Aguirre, The Wrath of God tells the story of an ill-fated mission to find El Dorado. The journey is an immediate disaster with the Spanish conquistadors attempting to make their way through the dense jungle in heavy armour, dragging canons along with them down narrow mountain paths. Things go from bad to worse as members of the party begin dying, supplies dwindle, and the rafts are carried away when the river rises. As the situation grows increasingly dire, Aguirre, the expedition's second-in-command, gains more and more power.

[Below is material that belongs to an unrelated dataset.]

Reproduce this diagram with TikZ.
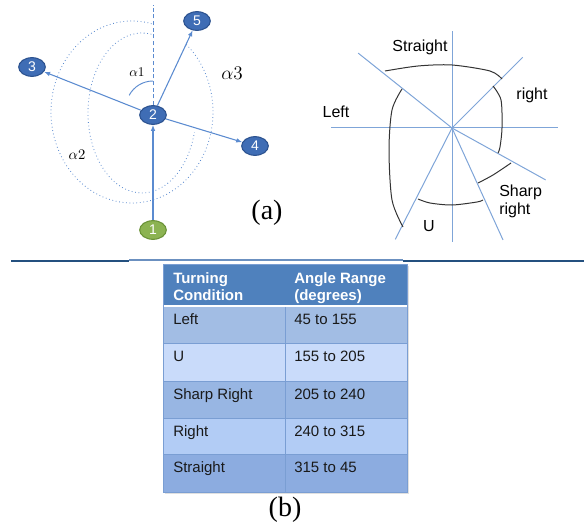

After wresting control from the expedition's leader, Don Pedro de Ursua, Aguirre rules through oppression and terror as the numbers continue to diminish and the morale of the survivors falls to an all-time low. Finally an attack by Indians kills off the remaining explorers, who are starving and lost in hallucinations. Aguirre is the only survivor and as he paces the raft, trying to drive off the monkeys who are invading it, he states: "I, the Wrath of God, will marry my own daughter and with her I will found the purest dynasty the world has ever seen. Together, we shall rule this entire continent. We shall endure. I am the Wrath of God!"

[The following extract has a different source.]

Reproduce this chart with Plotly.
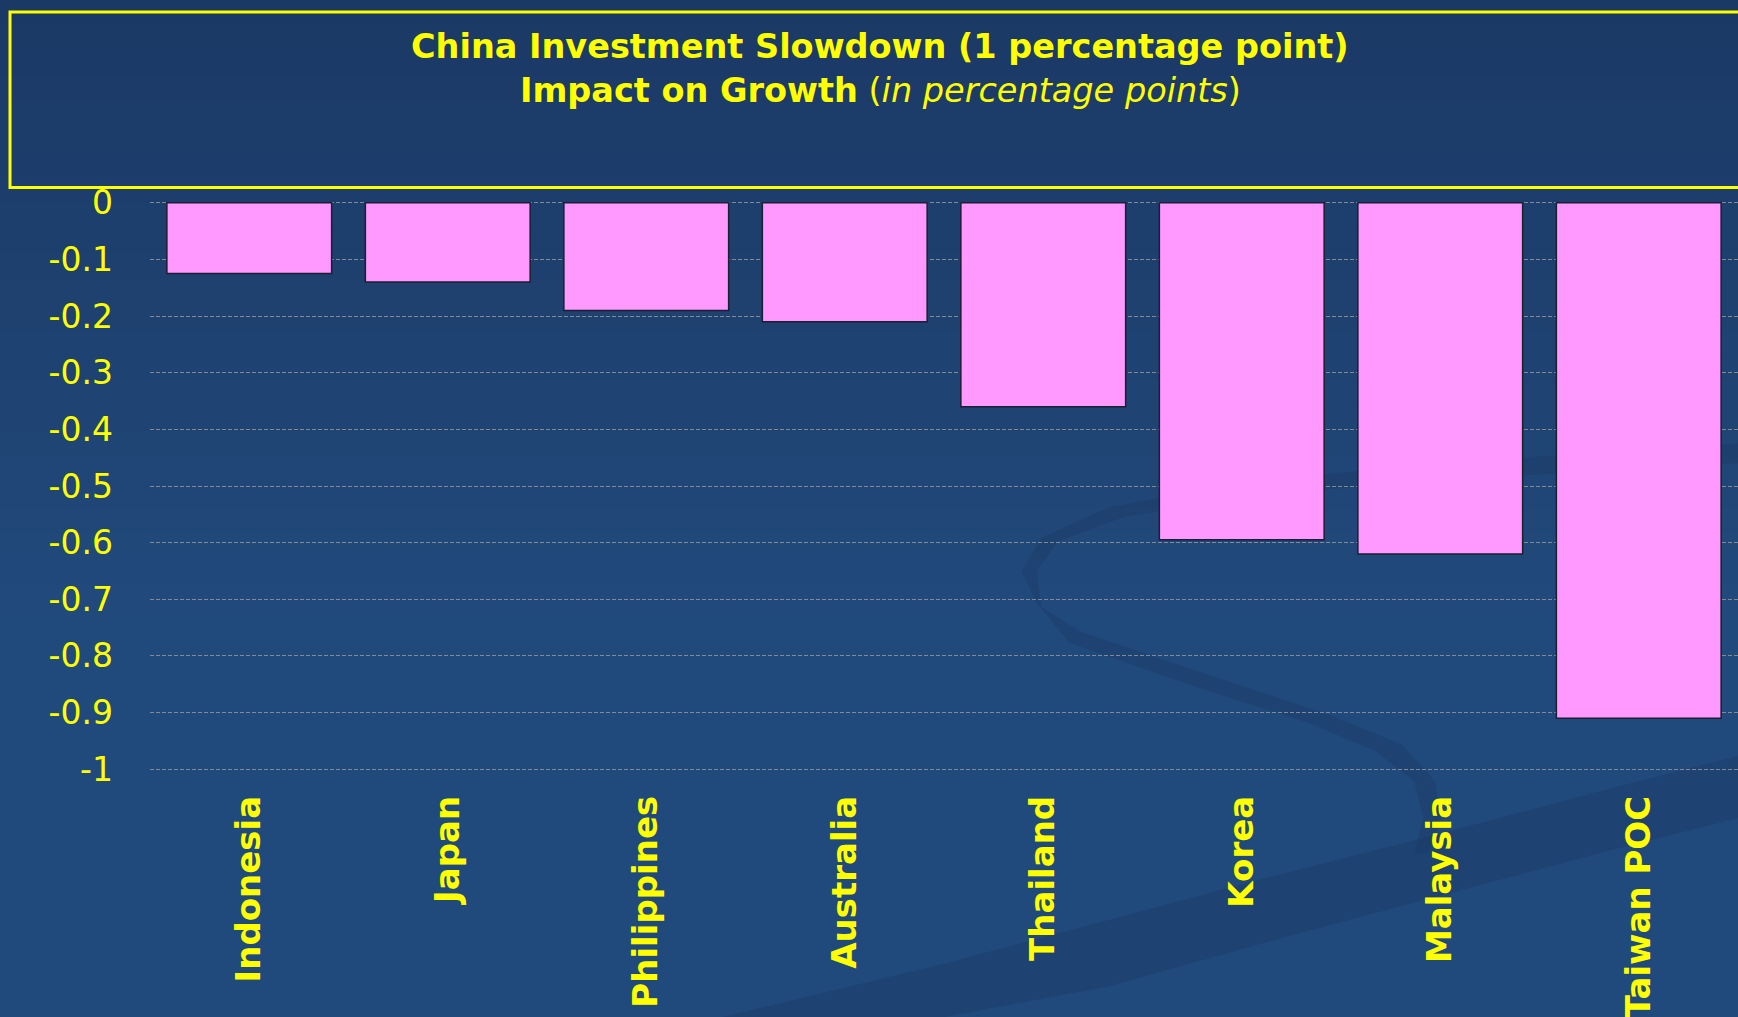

Although it's difficult to argue that Aguirre is a character who descends into madness - he's pretty much crazy from beginning to end - the extent of his insanity in this moment is truly captivating. He has so thoroughly lost - he is a single man, standing alone against both the hostility of the natives and the hostility of nature - and yet he believes himself to be on the cusp of victory, he believes that this is only the beginning. As Aguirre stands victorious amidst his imagined empire, director Werner Herzog has the camera circle the raft multiple times, as if unable to comprehend the sight. Around and around it goes, trying to see what Aguirre sees but the vision is elusive and the truth of the situation is all too apparent: nature will win, it will swallow this last conquistador alive and bury him deep within its recesses.

Herzog, no stranger himself to impossible, insane ambitions, is of course largely responsible for guiding the film to this strong, strange end, but Klaus Kinksi, who plays Aguirre, is integral to this success. In his hands Aguirre is a live wire, an intense, brooding presence threatening to explode at any time. His madness isn't showy, it seems entirely natural and realistic and while we don't believe in Aguirre's vision, we believe that he can believe in it. His wrath may ultimately be futile, but if ever anyone was going to conquer the odds and nature itself, it would have to be Aguirre and in these final moments he is mythologized even as his dream is denounced. These final, haunting images from this truly fantastic film are amongst the best ever produced by Herzog - and that is truly saying something.